Heap usage graph reported by GCeasy
I would like to highlight a few observations from this graph:
- The red triangle in the graph indicates the occurrence of the Full Garbage Collection event. When the Full Garbage Collection event runs, it pauses your entire application. It tries to free up memory from all the regions (Young, Old, Metaspace) in the memory. You can see Full Garbage Collection events to be running consecutively from 12:30 am.
- Even though the maximum heap memory size is 2.5GB, Full Garbage Collection events were consecutively triggered even when heap memory usage is only at 10% (i.e., 250MB) of its maximum size. Typically, Full Garbage Collection events are consecutively triggered when heap memory grows to its maximum size. To understand why this happens, please review the next point.

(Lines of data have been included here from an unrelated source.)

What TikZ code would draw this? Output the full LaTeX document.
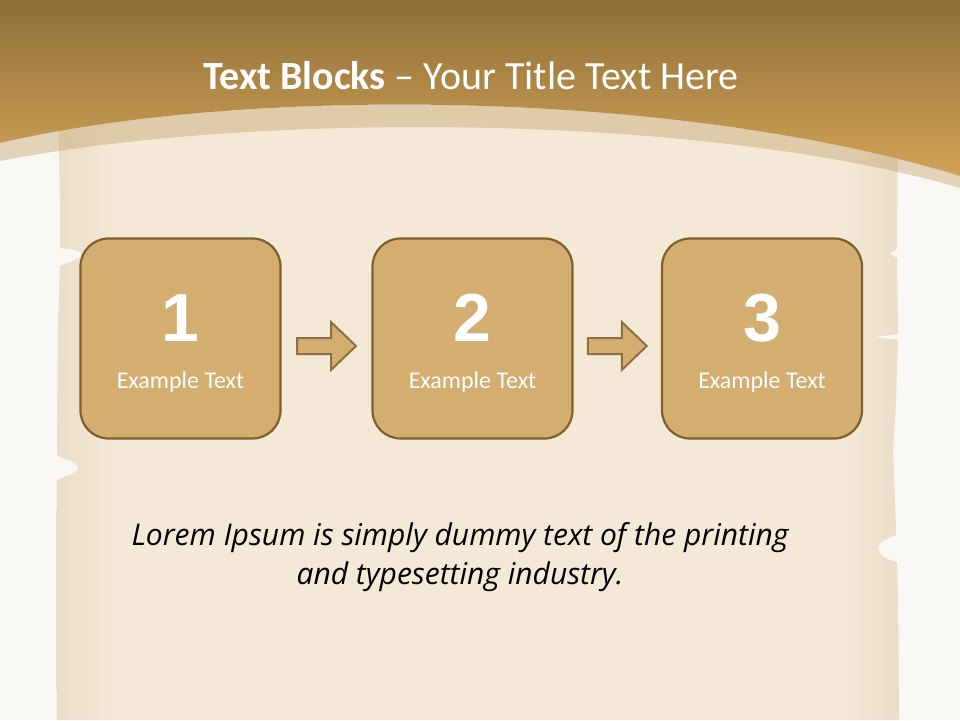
\documentclass[tikz,border=0pt]{standalone}
\usepackage{fontspec}
\setmainfont{Carlito}
\newfontfamily\numfont{Liberation Sans}
\newfontfamily\lorfont{Open Sans}
\usetikzlibrary{calc}
\definecolor{bgwhite}{HTML}{FAF8F4}
\definecolor{goldtop}{HTML}{8E6F38}
\definecolor{goldbot}{HTML}{D2A257}
\definecolor{parchE}{HTML}{EADCC7}
\definecolor{parchM}{HTML}{F4E9D7}
\definecolor{bandtan}{HTML}{C4A06C}
\definecolor{boxfill}{HTML}{D4AD70}
\definecolor{boxline}{HTML}{7F5F2A}
\definecolor{arrline}{HTML}{8F7045}
\tikzset{
  stepbox/.style={draw=boxline, line width=2.2pt, fill=boxfill, rounded corners=28pt,
    minimum width=200pt, minimum height=200pt, inner sep=0pt},
  numtext/.style={text=white, font=\numfont\bfseries\fontsize{68}{68}\selectfont},
  subtext/.style={text=white, font=\fontsize{24}{28}\selectfont},
  blockarrow/.style={draw=arrline, line width=2pt, fill=boxfill, line join=miter}
}
\begin{document}
\begin{tikzpicture}[x=1pt,y=-1pt]
\useasboundingbox (0,0) rectangle (960,720);
\fill[bgwhite] (0,0) rectangle (960,720);
% parchment
\begin{scope}
\path[clip]
  (58,90) -- (60,200) -- (60,248) .. controls (70,249) and (82,250) .. (81,255)
  .. controls (80,260) and (68,262) .. (60,266) -- (58,330) -- (57,455)
  .. controls (65,460) and (78,462) .. (78,468) .. controls (78,474) and (65,476) .. (57,480)
  -- (56,600) -- (57,720)
  -- (899,720) -- (898,600) -- (897,562) .. controls (888,560) and (878,556) .. (878,548)
  .. controls (878,542) and (888,538) .. (896,535) -- (893,450) -- (896,400) -- (898,340)
  .. controls (890,339) and (880,338) .. (874,337) .. controls (880,336) and (890,335) .. (898,334)
  -- (897,258) .. controls (893,256) and (890,254) .. (890,253)
  .. controls (892,252) and (895,250) .. (897,248) -- (898,90) -- cycle;
\fill[parchM] (0,0) rectangle (960,720);
\shade[left color=parchE, right color=parchM] (50,0) rectangle (115,720);
\shade[left color=parchM, right color=parchE] (845,0) rectangle (900,720);
\end{scope}
% header
\shade[top color=goldtop, bottom color=goldbot]
  (0,0) -- (960,0) -- (960,176) .. controls (680,90) and (250,85) .. (0,143) -- cycle;
% translucent band
\fill[bandtan, opacity=0.42]
  (0,143) .. controls (250,85) and (680,90) .. (960,176) -- (960,188)
  .. controls (700,112) and (250,112) .. (0,161) -- cycle;
% title
\node[text=white, font=\fontsize{40}{46}\selectfont] (title) at (471,76)
  {\textbf{Text Blocks} – Your Title Text Here};
% boxes
\node[stepbox] (b1) at (180.5,338.5) {};
\node[stepbox] (b2) at (472.5,338.5) {};
\node[stepbox] (b3) at (762,338.5) {};
\foreach \b/\n in {b1/1,b2/2,b3/3}{
  \node[numtext] (\b n) at ([yshift=20.5pt]\b.center) {\n};
  \node[subtext] (\b t) at ([yshift=-43.5pt]\b.center) {Example Text};
}
% arrows
\coordinate (a1) at ($(b1.east)!0.5!(b2.west)+(0,7.5)$);
\coordinate (a2) at ($(b2.east)!0.5!(b3.west)+(0,7.5)$);
\foreach \a in {a1,a2}{
  \draw[blockarrow, shift={(\a)}] (-29.5,-8) -- (4.5,-8) -- (4.5,-24) -- (29.5,0)
    -- (4.5,24) -- (4.5,8) -- (-29.5,8) -- cycle;
}
% lorem
\node[font=\lorfont\itshape\fontsize{30}{39}\selectfont, align=center] (lorem) at (460,557)
  {Lorem Ipsum is simply dummy text of the printing\\and typesetting industry.};
\end{tikzpicture}
\end{document}
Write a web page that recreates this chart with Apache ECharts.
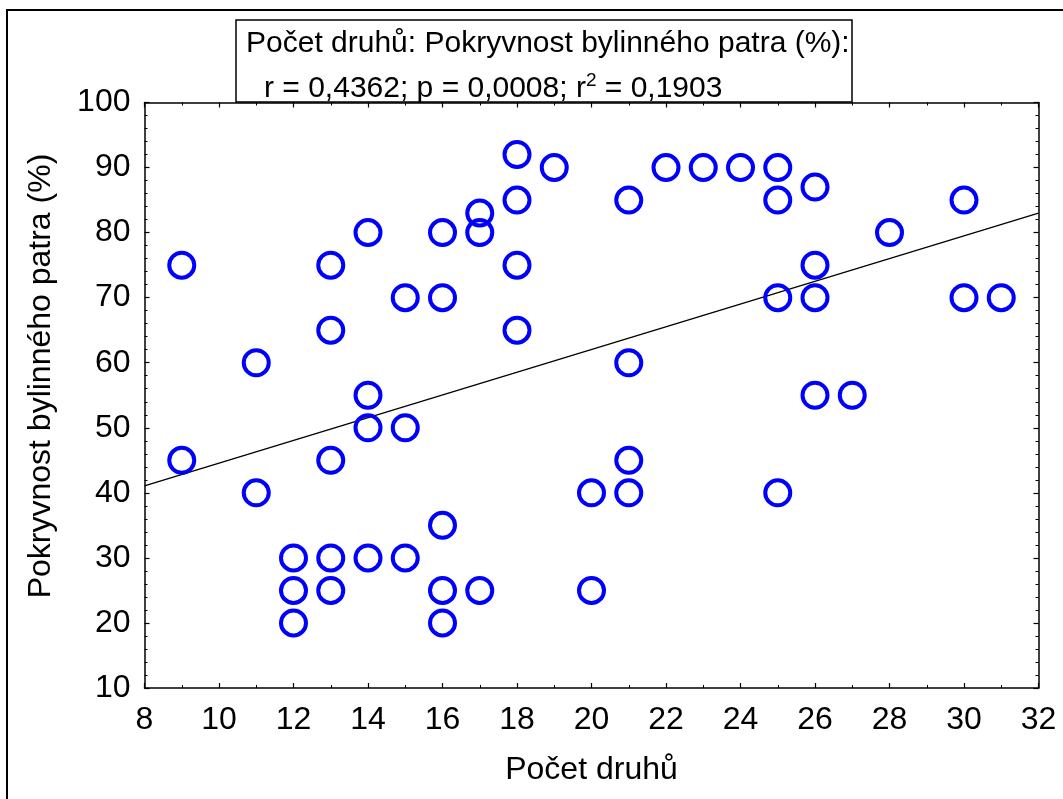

- Below is the Metaspace region’s memory consumption graph from the report:
Metaspace usage graph reported by GCeasy
You can notice the Metaspace region’s memory consumption growing and dropping in a saw-tooth pattern until 12:30 am. After 12:30 am, the Metaspace region’s memory consumption isn’t dropping at all, even though Full GCs are consecutively running. It indicates garbage collection events aren’t able to free up Metaspace. It clearly indicates there is a memory leak in the Metaspace region.
Root Cause of java.lang.OutOfMemoryError: Metaspace
Now we have confirmed that a memory leak is happening in the Metaspace region. Therefore, the next logical step is to inspect the Metaspace region and try to understand what objects occupy this region. There are 5 different approaches to studying the contents in the Metaspace region. We went for the heap dump analysis approach.
Basically, we used the yCrash tool to capture the heap dump and analyze it. The tool instantly pointed out the problem: it was reporting a thread that was experiencing
OutOfMemoryError. Apparently, this thread was experiencing
OutOfMemoryError when invoking a 3rd party library. Due to a bug, this 3rd party library was creating new class definitions for every new request. This application was running on an older version of this 3rd party library. However, this bug was fixed in the latest version of the library. Once the 3rd party library was upgraded to the latest version, this problem got resolved.